How Not To Social Media As A Business

This is not a naming and shaming post, so please don’t ask. It is a good example of how to be “active” on social media while also being useless to your customers.

 

How Not To Social Media As A Business

 

 

I’ve been looking into a product off and on for a few months. It’s a want, not a need. For me, this means I’ll search for products, still be a bit “eh, none are what I want for what I’m willing to pay” and then give up. Only to repeat a few weeks or a month later. 

 

Naturally, as I’ve been looking up these products, ads have been appearing for them in my social media feeds, primarily Facebook and Instagram. There’s a particular feature I want in this product, but no company really covers it in their marketing copy or even in product manuals. I only learned it was possible when a sales assistant in a retail store mentioned it to me. There’s generally only one brand of this product type sold in store and it’s a brand I’ve used and don’t like, so while the information was interesting, it didn’t help them to “close the sale” for me.

 

Ever since that conversation, I’ve been on the look out online for an alternative. Which brings me back to the targeted ads I’m seeing on social media.

 

I was half expecting them and half annoyed at them, for no specific reason.

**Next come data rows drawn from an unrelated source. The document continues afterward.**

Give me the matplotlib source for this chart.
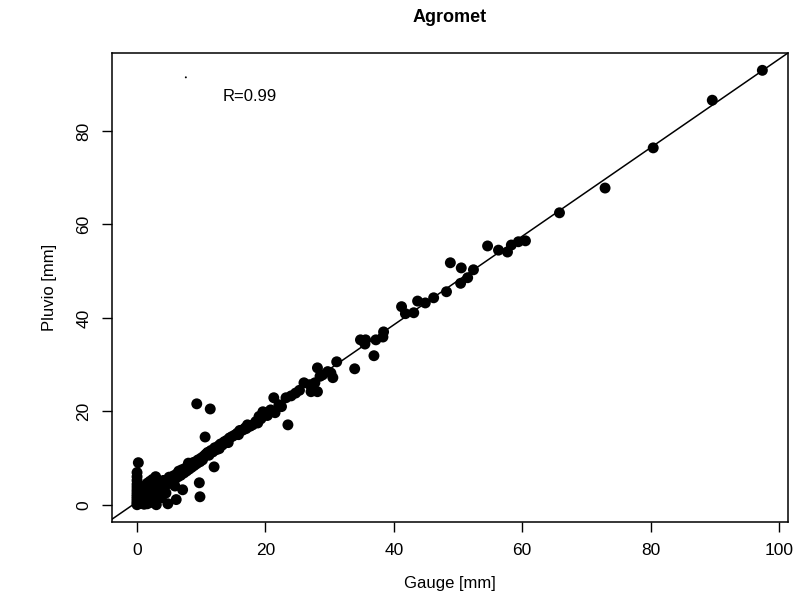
import matplotlib
matplotlib.use("Agg")
import matplotlib.pyplot as plt
import numpy as np

plt.rcParams['font.family'] = ['Liberation Sans', 'DejaVu Sans']

# daily precipitation, gauge vs pluvio (Agromet station)
gauge = [0, 0, 0, 0, 0, 0, 0, 0, 0, 0, 0, 0, 0, 0, 0.2,
         0.1, 0.3, 0.4, 0.5, 0.6, 0.7, 0.8, 0.9, 1.0, 1.1, 1.2, 1.3, 1.4, 1.5, 1.6,
         1.7, 1.8, 1.9, 2.0, 2.1, 2.2, 2.3, 2.4, 2.5, 2.6, 2.8, 3.0, 3.0, 3.1, 3.3,
         3.4, 3.6, 3.8, 3.9, 4.0, 4.2, 4.4, 4.5, 4.7, 4.8, 4.9, 5.1, 5.3, 5.5, 5.7,
         5.9, 6.0, 6.1, 6.2, 6.4, 6.6, 6.8, 7.0, 7.1, 7.3, 7.5, 7.7, 7.9, 8.1, 8.3,
         8.5, 8.7, 8.9, 9.1, 9.3, 9.3, 9.5, 9.7, 9.8, 9.8, 10.0, 10.2, 10.4, 10.6, 10.7,
         11.0, 11.2, 11.4, 11.5, 11.8, 12.0, 12.1, 12.4, 12.7, 13.0, 13.3, 13.6, 14.0, 14.4, 14.8,
         15.2, 15.6, 16.0, 16.5, 16.8, 17.2, 17.6, 18.0, 18.5, 19.0, 19.3, 19.6, 19.8, 20.3, 20.8,
         21.3, 21.5, 22.1, 22.5, 23.2, 23.5, 24.0, 24.7, 25.3, 26.0, 26.9, 27.1, 27.7, 28.1, 28.1,
         28.5, 28.9, 29.7, 30.2, 30.5, 31.1, 33.9, 34.8, 35.5, 35.6, 36.9, 37.2, 38.3, 38.4, 41.2,
         41.8, 43.1, 43.7, 44.9, 46.2, 48.2, 48.8, 50.4, 50.5, 51.5, 52.4, 54.6, 56.3, 57.7, 58.3,
         59.4, 60.5, 65.8, 72.9, 80.4, 89.6, 97.4,
         0.3, 0.5, 0.8, 1.0, 1.3, 1.6, 2.0, 2.4, 2.9, 3.5, 4.1, 0.2, 0.6, 1.1,
         5.0, 6.5, 8.0, 12.8, 14.2, 15.8, 17.0, 18.8]
pluvio = [0, 0.3, 0.6, 1.0, 1.4, 1.8, 2.2, 2.7, 3.2, 3.8, 4.4, 5.2, 6.0, 6.9, 9.0,
          0.2, 0.5, 1.1, 0.3, 0.9, 1.6, 0.4, 1.2, 2.0, 0.6, 1.5, 2.6, 0.9, 1.8, 0.2,
          1.2, 2.3, 3.2, 1.6, 2.8, 0.5, 2.0, 3.5, 2.4, 1.2, 3.0, 0.0, 2.2, 3.8, 2.8,
          4.2, 3.4, 1.5, 4.6, 3.6, 4.0, 5.0, 2.5, 4.4, 0.2, 5.4, 4.8, 5.8, 5.2, 6.2,
          4.0, 5.6, 1.1, 6.6, 6.0, 7.0, 6.3, 7.5, 3.2, 6.8, 7.8, 7.2, 8.2, 7.6, 8.6,
          8.0, 9.0, 8.4, 9.2, 8.8, 21.6, 9.6, 4.7, 1.7, 9.2, 10.0, 9.6, 10.4, 14.5, 10.8,
          11.2, 10.6, 20.5, 11.6, 11.3, 8.1, 12.2, 11.8, 12.6, 13.0, 12.8, 13.5, 13.8, 14.3, 14.6,
          14.9, 15.3, 15.9, 16.0, 16.4, 17.1, 16.8, 17.1, 17.8, 18.9, 18.4, 19.9, 19.7, 19.1, 20.3,
          22.9, 19.7, 21.4, 21.0, 22.9, 17.1, 23.3, 23.9, 24.5, 26.1, 25.7, 24.2, 26.1, 24.2, 29.3,
          27.5, 27.8, 28.5, 28.2, 27.2, 30.6, 29.1, 35.3, 34.4, 35.3, 31.9, 35.3, 35.9, 37.0, 42.4,
          40.9, 41.1, 43.6, 43.2, 44.3, 45.6, 51.8, 47.4, 50.7, 48.6, 50.3, 55.4, 54.5, 54.1, 55.6,
          56.3, 56.5, 62.5, 67.8, 76.4, 86.6, 93.0,
          1.6, 2.4, 3.0, 3.6, 4.0, 4.6, 5.0, 5.4, 6.0, 4.6, 5.2, 4.2, 3.8, 0.1,
          5.9, 7.2, 8.9, 12.0, 13.3, 15.0, 16.3, 17.5]

# fitted line (intercept, slope)
fit_a = 0.6
fit_b = 0.948
r_value = 0.99

# stray dot at top left of the original
stray_x = [7.6]
stray_y = [91.5]

fig = plt.figure(figsize=(8.07, 5.96), dpi=100)
ax = fig.add_axes([0.1388, 0.124, 0.8377, 0.787])

ax.scatter(gauge, pluvio, s=62, c="black", edgecolors="none", zorder=3)
ax.scatter(stray_x, stray_y, s=2, c="black", edgecolors="none")
ax.axline((0, fit_a), slope=fit_b, color="black", lw=1.1, zorder=2)

ax.set_xlim(-3.9, 101.4)
ax.set_ylim(-3.72, 96.7)
ax.set_xticks([0, 20, 40, 60, 80, 100])
ax.set_yticks([0, 20, 40, 60, 80])
ax.tick_params(direction="out", length=7, width=1, labelsize=12.5, pad=8)
plt.setp(ax.get_yticklabels(), rotation=90, va="center")
for s in ax.spines.values():
    s.set_linewidth(1.1)

ax.text(13.4, 87.3, "R=%.2f" % r_value, fontsize=12, va="center", ha="left")

ax.set_xlabel("Gauge [mm]", fontsize=12, labelpad=13)
ax.set_ylabel("Pluvio [mm]", fontsize=12, labelpad=14)
ax.set_title("Agromet", fontsize=13, fontweight="bold", pad=22)

fig.savefig("out.png", dpi=100)
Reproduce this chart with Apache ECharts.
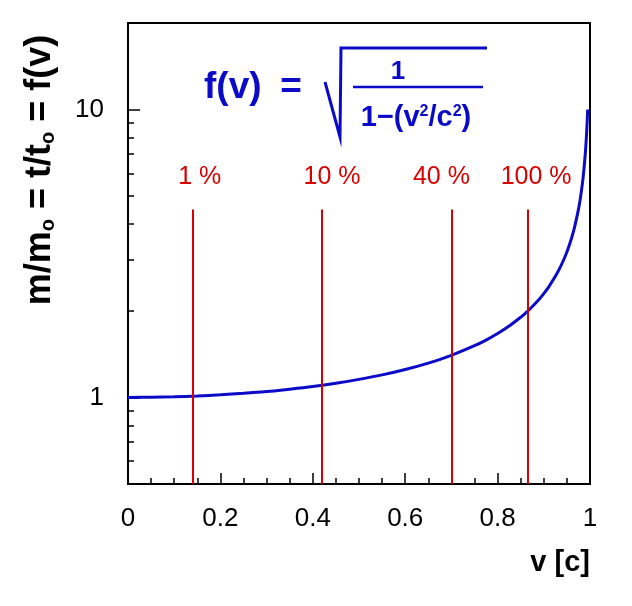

It’s just how I feel about ads. 

 

Then I figured, well hey, they clearly REALLY want to be in front of customers. They’re targeting people interested in their products and clearly spending money on ads. I figured, awesome, that means they can answer my question. So I asked it. 

 

And never heard back.

 

All that money they’re spending on advertisements, and they aren’t even online enough to answer a product question.

 

That, my friends, is not NOT to social media as a business.